Craigellachie and Speyside
The final third of our trip is a visit to Speyside, an area of Scotland that is known for its whisky distilleries. Some of the best-known single malt makers are located in the Speyside region, including the Macallan, the Glenfiddich, and the Balvenie distilleries.
Since Eugene is a whisky drinker, Speyside was on our must-visit list almost from the beginning. Once we decided to spend a few days there, we wondered whether we should rent a car. But that would be problematic for a whisky-drinking trip, and instead we found Roy Mathers, a local Speysider who organizes tours for visitors and can be hired to drive you around. Before we left Colorado, Roy helped us put together a tentative itinerary, and gave us all sorts of advice regarding where to stay, how to get there, and so forth. We even chatted over Skype a couple of times to assist in setting things up. On Roy’s recommendation, we booked a room at The Highlander Inn in Craigellachie.
So, the only tricky bit once we finished our Great Glen walk in Inverness was figuring out how to get from there to Craigellachie by public transit. The simple answer: taxi to train station. Train to Elgin. Taxi to bus station. Bus to Craigellachie. Walk to hotel.
The complication: How does one pronounce Craigellachie? (Because it’s much easier to get a bus ticket to a place when you know how to say the name.) It’s funny. I’ve taken public transit in places where I don’t speak more than a few words of the local language and been less anxious than I was attempting to explain to the friendly Scotts who asked where we were headed that our next stop was Craig-el-a-chee.
Uh..Craig-el-a-chee? See? Here’s the spelling….

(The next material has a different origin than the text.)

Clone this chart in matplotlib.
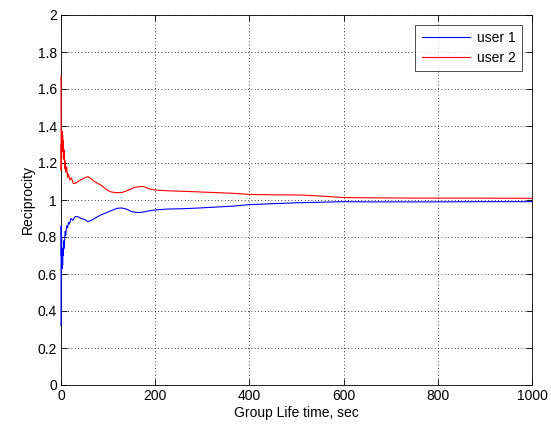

Oh! You mean [unpronounceable]!
See? Difficult. One taxi driver insisted that the locals pronounce it Cray-gah-LAY-key. Only I think that he was pulling our legs, because that pronunciation totally didn’t work when we tried to buy our bus tickets.
When we asked Roy the next day, he gave us the correct pronunciation. Which I still don’t quite have down, because it includes one of those throat-sounds that I can’t really even hear, let alone get out myself. (It’s like the Russian Ь, or мягкий знак, which even after two years in Ukraine I was never able to get out correctly. Caused some confusion once when I told my host mom I need to buy salt, and she was all, “Are you trying to say sun?” and for some reason could NOT understand that I was trying to say соль but could only get out сол.)
Anyway, the pronunciation that (eventually) “stuck” is:
(And that’s a hard G: “gel” as in “gelding” or “get”, not the J sound like in “gel” or “gender”.)
That’s right. Cragellachie is Cray-GEL-ah-hee.
In any case, we did get there eventually–much more easily than the level of anxiety that the whole pronunciation thing awoke in me. We arrived early enough in the day to walk around the town a bit.
We also visited the Speyside Cooperage, which was very cool, but I’ll save that for a separate post. What I do want to mention here is that our hotel, the Highlander Inn, has an excellent whisky bar, with lots of things we’d never even heard of, and small bottlings that are very rare. They also have a nice selection of whisky tasting menus, which we decided to take advantage of our first night there.
We’d tried the Dalwhinnie already–it was part of our gas station tasting purchase in Fort Augustus–so we asked the bartender if she could substitute something else. She was nice enough to bring us a 16-year-old Dailuaine from the Flora & Fauna series, mentioned at the bottom of this page. (We really liked the Dailuaine. Supper yummy.)